As a bit of a digression, those players that can kick to touch from penalties and put their team inside 10 meters for the lineout are valuable. I took a look at all of the penalties between 22-50 meters that were kicked to touch. Individual players did not have enough opportunities to tell who stood out. However, the league-wide information can be used to get a sense of how good a good kick is. Nine percent of the kicks taken between 36-50 meters resulted in a lineout inside 10 meters. So, taking a rough look, if a player kicks to touch 40 meters out and the mark for the lineout is inside 10 meters, that kick is better than 90% of comparable kicks.

The conclusion that territory is valuable is pretty darn obvious, but it is at least quantified for the first PRO season. The conclusion that scrums are more valuable than lineouts—for all five teams in the competition—does not seem obvious to me.

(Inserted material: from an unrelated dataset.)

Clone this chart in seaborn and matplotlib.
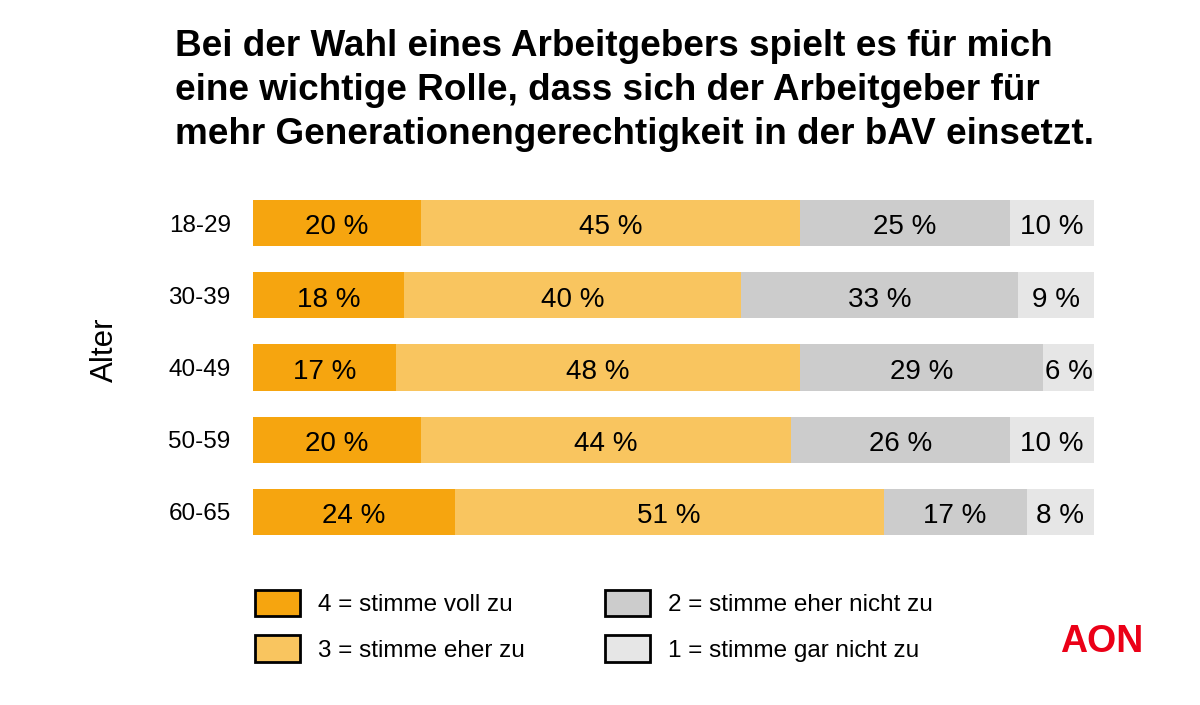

Tries are cool, PRO is a league of tries, so let’s take a look at those. 

The reason I say PRO is a league of tries is because the percentage of points scored from tries is relatively high. In the 2015 6 Nations, for instance, 48% of points came from tries; the 2015 World Cup saw 56% of points from tries.

The largest source of tries was lineouts. However, as a percentage, lineouts led to fewer tries in PRO’s first season than in most other professional competitions.

*Quick taps include penalties and free kicks taken quickly.

Unsurprisingly, most of the tries were scored within three phases.

Final Thought

PRO Rugby, which still has lines from the creases when it was in the box, has the chance to be a league that is compelling in part because patterns of play are different from other leagues. What works in PRO might be different from what works in other leagues, and that can be a good thing, so long as the skill levels get closer to those other leagues.